Daily Archives: April 23, 2015


There was a time in American English when words were like contraptions you could jerry-rig: a bit from here, a bit from there, all bolted together to make a pseudo-classical bit of hickery. Absquatulate and copacetic are two classics – though copacetic is the newer by nearly a century, showing up circa 1910. Absquatulate hit the scene around 1830. So did contraption – a pseudo-classical construction with a trap stuck in it. And so did conniption.

You know what a conniption is, right? It’s a fit: a fainting fit or a hissy fit or some other pique or fright.
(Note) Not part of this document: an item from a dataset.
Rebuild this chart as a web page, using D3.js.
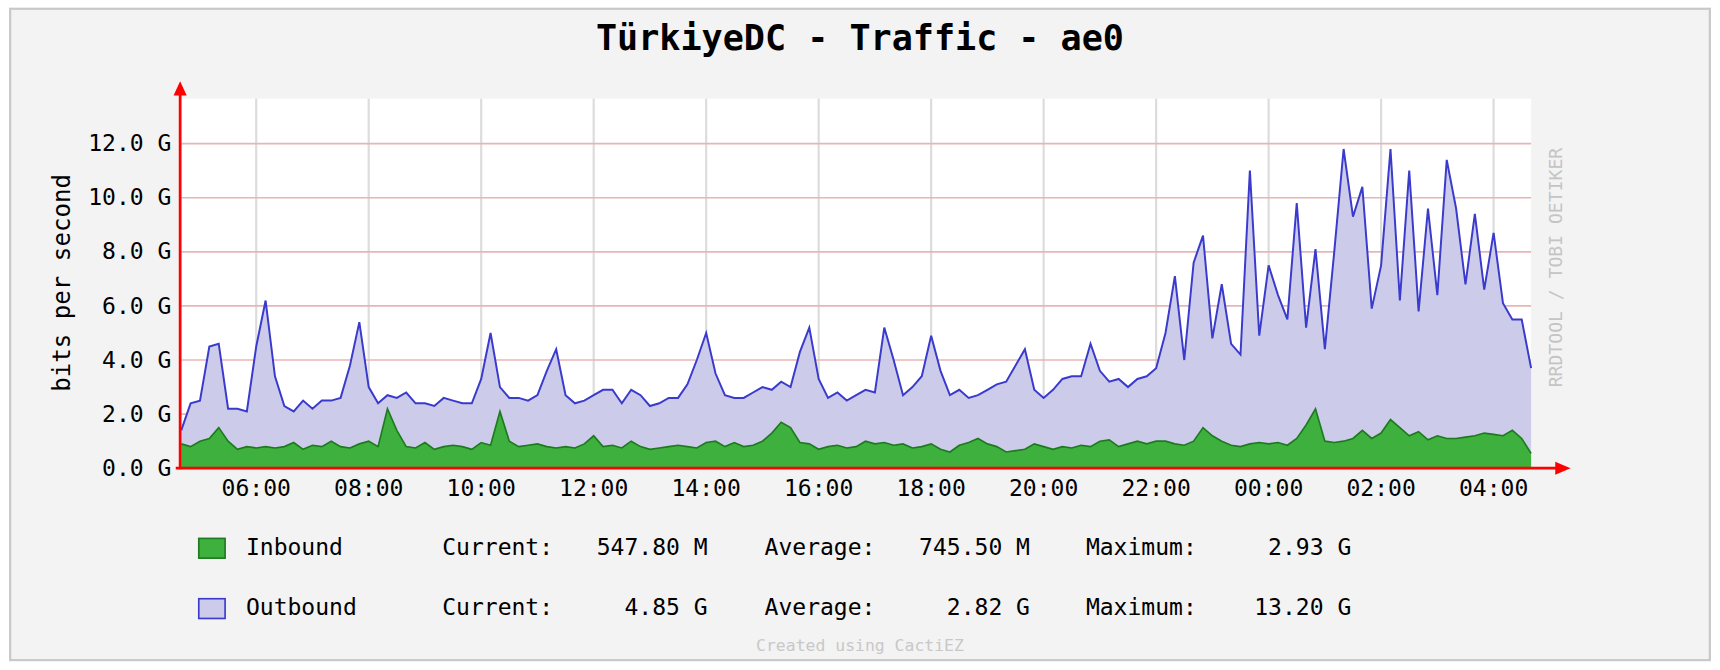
<!DOCTYPE html>
<html>
<head>
<meta charset="utf-8">
<script src="https://cdn.jsdelivr.net/npm/d3@7"></script>
<style>
  body { margin: 0; background: #fff; }
  text { font-family: "DejaVu Sans Mono", monospace; }
</style>
</head>
<body>
<svg id="chart" width="1720" height="670" viewBox="0 0 1568 611"></svg>
<script>
// samples every 10 minutes starting 04:40
var startTime = new Date(2024, 0, 1, 4, 40);
var stepMinutes = 10;

var outbound = [1.4,2.4,2.5,4.5,4.6,2.2,2.2,2.1,4.5,6.2,3.4,2.3,2.1,2.5,2.2,2.5,2.5,2.6,3.8,5.4,
  3.0,2.4,2.7,2.6,2.8,2.4,2.4,2.3,2.6,2.5,2.4,2.4,3.3,5.0,3.0,2.6,2.6,2.5,2.7,3.6,
  4.4,2.7,2.4,2.5,2.7,2.9,2.9,2.4,2.9,2.7,2.3,2.4,2.6,2.6,3.1,4.0,5.0,3.5,2.7,2.6,
  2.6,2.8,3.0,2.9,3.2,3.0,4.3,5.2,3.3,2.6,2.8,2.5,2.7,2.9,2.8,5.2,4.0,2.7,3.0,3.4,
  4.9,3.6,2.7,2.9,2.6,2.7,2.9,3.1,3.2,3.8,4.4,2.9,2.6,2.9,3.3,3.4,3.4,4.6,3.6,3.2,
  3.3,3.0,3.3,3.4,3.7,5.0,7.1,4.0,7.6,8.6,4.8,6.8,4.6,4.2,11.0,4.9,7.5,6.4,5.5,9.8,
  5.2,8.1,4.4,8.0,11.8,9.3,10.4,5.9,7.5,11.8,6.2,11.0,5.8,9.6,6.4,11.4,9.6,6.8,9.4,6.6,
  8.7,6.1,5.5,5.5,3.7];

var inbound = [0.9,0.8,1.0,1.1,1.5,1.0,0.7,0.8,0.75,0.8,0.75,0.8,0.95,0.7,0.85,0.8,1.0,0.8,0.75,0.9,
  1.0,0.8,2.2,1.4,0.8,0.75,0.95,0.7,0.8,0.85,0.8,0.7,0.95,0.85,2.1,1.0,0.8,0.85,0.9,0.8,
  0.75,0.8,0.75,0.9,1.2,0.8,0.85,0.75,1.0,0.8,0.7,0.75,0.8,0.85,0.8,0.75,0.95,1.0,0.8,0.95,
  0.8,0.85,1.0,1.3,1.7,1.5,0.95,0.9,0.7,0.8,0.85,0.75,0.8,1.0,0.9,0.95,0.85,0.9,0.75,0.8,
  0.9,0.7,0.6,0.85,0.95,1.1,0.9,0.8,0.6,0.65,0.7,0.9,0.8,0.7,0.8,0.75,0.85,0.8,1.0,1.05,
  0.8,0.9,1.0,0.9,1.0,1.0,0.9,0.85,1.0,1.5,1.2,1.0,0.85,0.8,0.9,0.95,0.9,0.95,0.85,1.1,
  1.6,2.2,1.0,0.95,1.0,1.1,1.4,1.1,1.3,1.8,1.5,1.2,1.35,1.05,1.2,1.1,1.1,1.15,1.2,1.3,
  1.25,1.2,1.4,1.1,0.55];

var yTicks = [0, 2, 4, 6, 8, 10, 12];
var legendNames = ["Inbound", "Outbound"];
var legendCurrent = ["547.80 M", "4.85 G"];
var legendAverage = ["745.50 M", "2.82 G"];
var legendMaximum = ["2.93 G", "13.20 G"];
var legendFill = ["#3db03d", "#ccccea"];
var legendStroke = ["#1e7a1e", "#3a3acc"];

var svg = d3.select('#chart');
var plot = {left: 165, right: 1396, top: 90, bottom: 427};

function timeAt(i) { return d3.timeMinute.offset(startTime, i * stepMinutes); }

var x = d3.scaleTime()
    .domain([startTime, timeAt(outbound.length - 1)])
    .range([plot.left, plot.right]);
var y = d3.scaleLinear().domain([0, 13.66]).range([plot.bottom, plot.top]);

// frame
svg.append('rect').attr('x', 0).attr('y', 0).attr('width', 1568).attr('height', 611).attr('fill', '#fff');
svg.append('rect').attr('x', 9).attr('y', 8).attr('width', 1550).attr('height', 594)
    .attr('fill', '#f3f3f3').attr('stroke', '#c8c8c8').attr('stroke-width', 2);
svg.append('rect').attr('x', plot.left).attr('y', plot.top)
    .attr('width', plot.right - plot.left).attr('height', plot.bottom - plot.top).attr('fill', '#fff');

svg.append('text').attr('x', 784).attr('y', 46).attr('text-anchor', 'middle')
    .attr('font-size', 32).attr('font-weight', 'bold').text('TürkiyeDC - Traffic - ae0');

// grid
var xTicks = x.ticks(d3.timeHour.every(2));
svg.append('g').selectAll('line').data(xTicks).join('line')
    .attr('x1', d => x(d)).attr('x2', d => x(d))
    .attr('y1', plot.top).attr('y2', plot.bottom)
    .attr('stroke', '#dcdcdc').attr('stroke-width', 2);
svg.append('g').selectAll('line').data(yTicks.slice(1)).join('line')
    .attr('x1', plot.left).attr('x2', plot.right)
    .attr('y1', d => y(d)).attr('y2', d => y(d))
    .attr('stroke', '#e8b4b4').attr('stroke-width', 1.5);

// areas
var area = d3.area().x((d, i) => x(timeAt(i))).y0(plot.bottom).y1(d => y(d));
var line = d3.line().x((d, i) => x(timeAt(i))).y(d => y(d));

svg.append('path').datum(outbound).attr('d', area).attr('fill', '#ccccea');
svg.append('path').datum(outbound).attr('d', line).attr('fill', 'none')
    .attr('stroke', '#3a3acc').attr('stroke-width', 1.8);
svg.append('path').datum(inbound).attr('d', area).attr('fill', '#3db03d');
svg.append('path').datum(inbound).attr('d', line).attr('fill', 'none')
    .attr('stroke', '#1e7a1e').attr('stroke-width', 1.5);

// axis labels
svg.append('g').selectAll('text').data(yTicks).join('text')
    .attr('x', 156).attr('y', d => y(d) + 7).attr('text-anchor', 'end')
    .attr('font-size', 21).text(d => d.toFixed(1) + ' G');
svg.append('g').selectAll('text').data(xTicks).join('text')
    .attr('x', d => x(d)).attr('y', 452).attr('text-anchor', 'middle')
    .attr('font-size', 21).text(d3.timeFormat('%H:%M'));
svg.append('text').attr('transform', 'translate(64,258) rotate(-90)')
    .attr('text-anchor', 'middle').attr('font-size', 22).text('bits per second');
svg.append('text').attr('transform', 'translate(1424,244) rotate(-90)')
    .attr('text-anchor', 'middle').attr('font-size', 16.5).attr('fill', '#c4c4c4')
    .text('RRDTOOL / TOBI OETIKER');

// red axes with arrows
svg.append('line').attr('x1', 164).attr('x2', 164).attr('y1', 428).attr('y2', 82)
    .attr('stroke', 'red').attr('stroke-width', 2.5);
svg.append('path').attr('d', 'M158,87 L164,74 L170,87 Z').attr('fill', 'red');
svg.append('line').attr('x1', 160).attr('x2', 1422).attr('y1', 427).attr('y2', 427)
    .attr('stroke', 'red').attr('stroke-width', 2.5);
svg.append('path').attr('d', 'M1418,421 L1432,427 L1418,433 Z').attr('fill', 'red');

// legend
var rows = svg.append('g').selectAll('g').data(legendNames).join('g')
    .attr('transform', (d, i) => 'translate(0,' + (500 + i * 55) + ')');
rows.append('rect').attr('x', 181).attr('y', -9).attr('width', 24).attr('height', 18)
    .attr('fill', (d, i) => legendFill[i]).attr('stroke', (d, i) => legendStroke[i]).attr('stroke-width', 1.5);
function legText(xp, anchor, fn) {
  rows.append('text').attr('x', xp).attr('y', 6).attr('text-anchor', anchor)
      .attr('font-size', 21).text(fn);
}
legText(224, 'start', d => d);
legText(403, 'start', () => 'Current:');
legText(645, 'end', (d, i) => legendCurrent[i]);
legText(697, 'start', () => 'Average:');
legText(939, 'end', (d, i) => legendAverage[i]);
legText(990, 'start', () => 'Maximum:');
legText(1232, 'end', (d, i) => legendMaximum[i]);

svg.append('text').attr('x', 784).attr('y', 594).attr('text-anchor', 'middle')
    .attr('font-size', 15).attr('fill', '#c8c8c8').text('Created using CactiEZ');
</script>
</body>
</html>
We often see the redundant (but assonant) phrase conniption fit – in fact, that’s how it shows up in the earliest attested uses.

I think conniption has a good sound; that nip in the middle is fittingly indignant but short; the gathering con could call on confound and condemn and consarn (a fake-swear probably based on concern and usable where one might use goshdarn), and the ption ending brings out not only contraption but corruption, consumption, and conscription – and eruption and exception, among others. And just maybe, the word as a whole has an air of a sneezing fit.

So where did conniption come from? Um, the US… around 1830… and no one’s really sure of anything more than that. There’s speculation, of course, but not even a whole lot of that. It was confected; it fit well; it stuck. If you look at Google ngrams, you’ll see ebbs and flows over the decades.

Mind you, you’ll also see results from the earliest 1800s. Have a look and you’ll find hits like these:

“there are a thousand occasions in which it breaks through its original conniption” —1803

“The economy of injustice is, to furnish resources for the fund of conniption” —1807

“who would be the avengers, not the abettors of conniption” —1811

“the moral conniption of our first parent has been entailed on his whole posterity” —1811

This is rather entertaining. But if you click through and look at the actual photo facsimile, you will find what you may have already guessed: it’s due to bad optical character recognition. This conniption is in every case a corruption… of corruption.

Tsk. It’s enough to give one a conniption.